Sabe-se, que os doadores para o Fundo Comum para o DDR incluem a União Europeia, Reino dos Países Baixos (Holanda), Finlândia, Suíça, Suécia, Noruega, Irlanda, Reino Unido, Ministério Federal das Relações Exteriores da Alemanha, Canadá e o Botswana.
No entanto, não se sabe os valores que cada um destes parceiros desembolsou ou se comprometeu em desembolsar e nem mesmo a totalidade dos fundos já disponibilizados. “Se as negociações dos acordos podiam decorrer num ambiente de confidencialidade com vista a se buscar confiança para se alcançar consensos, o mesmo já não se pode afirmar em relação ao DDR, um processo técnico e social que requer a participação da sociedade”, diz o relatório, acrescentando que o dificiente acesso a informação sobre o DDR inclui o plano, o orçamento, a participação dos parceiros e o papel dos envolvidos.
Adianta o documento, que a transparência no DDR é ainda afectada pelo facto de não se saber, ao concreto, que benefícios cada ex-guerilheiro tem direito e que impacto tem a diferença de categorias dos beneficiarios do DDR no exército e os benefícios a receber.
Ainda durante o primeiro ano da implementação do DDR foram registados casos de ex-guerrilheiros já desmobilizados que ficaram alguns meses sem receber uma das tranches do respectivo subsídio.
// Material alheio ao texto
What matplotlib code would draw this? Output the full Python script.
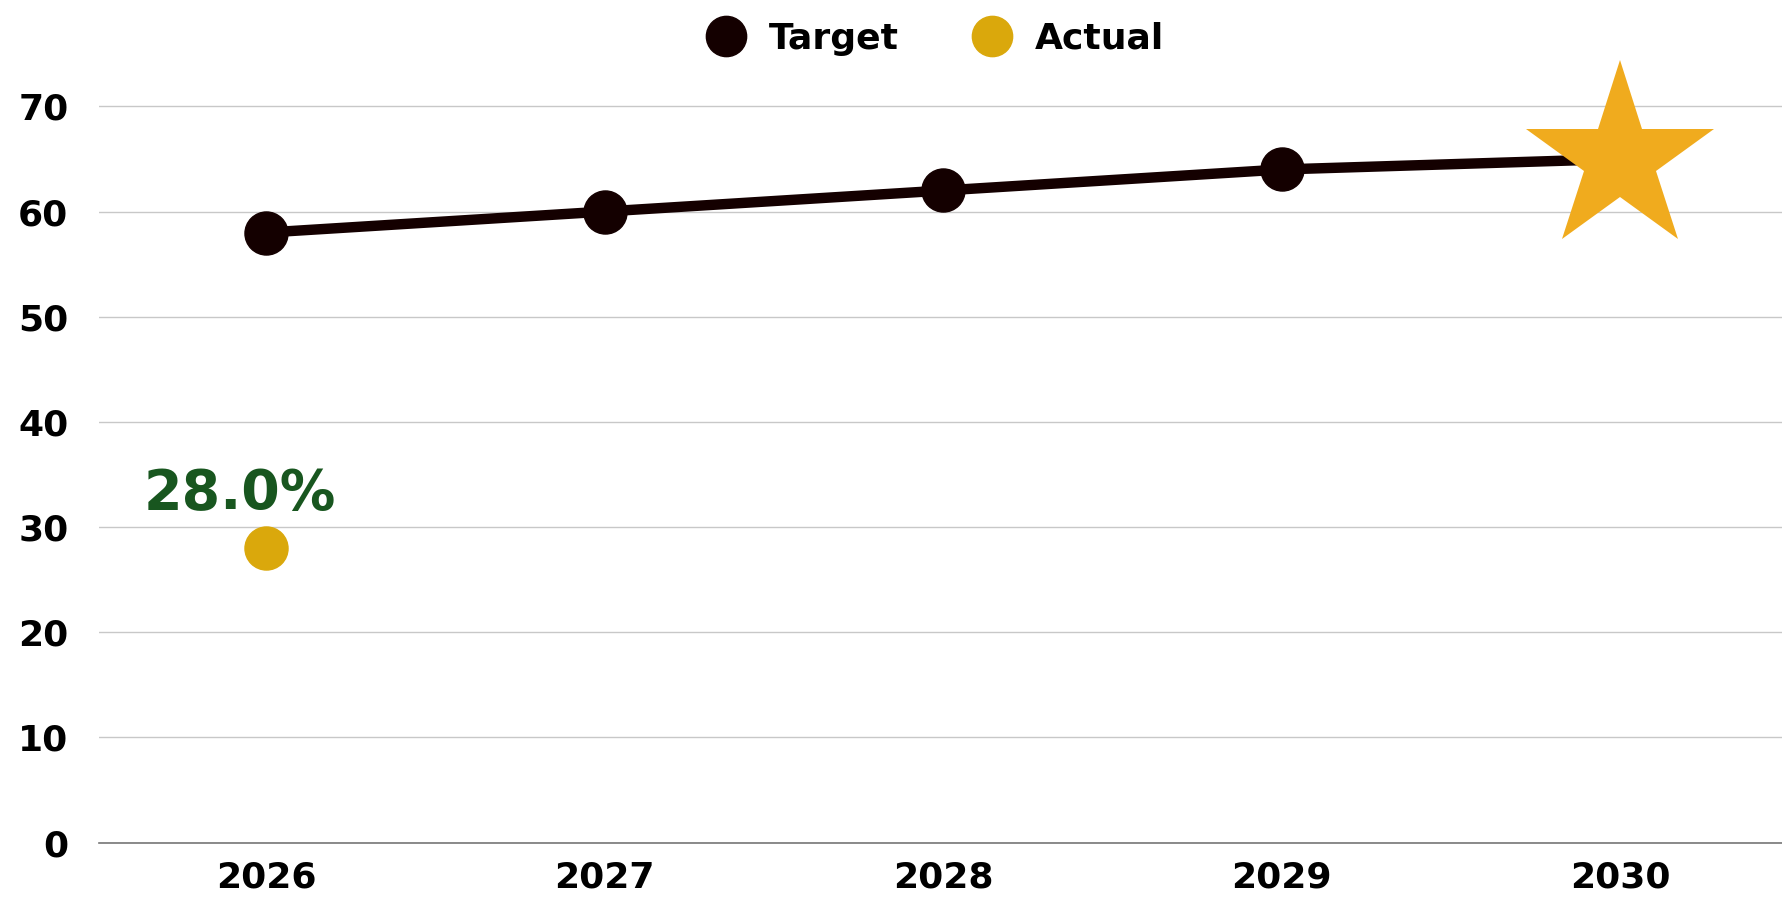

Mais ainda, é evidente a falta de informação e de clareza em relação a fase de reincersão dos desmobilizados. A previsão é que cada desmobilizado, depois de receber um ano de subsídio de desmobilizados, passa a receber uma pensão vitalícia.
A garantia do valor para pagamento da pensão, segundo o Secretário Geral da Renamo, André Magibiri, foi dada pelo representante do Secretário Geral da Nações Unidas, não sendo claro se as Nações Unidas pretende acompanhar o processo de forma vitalicia e se tal modelo é sustentável uma vez que até então o processo dependeu de doações que nem sempre foram disponibilizados de forma regular.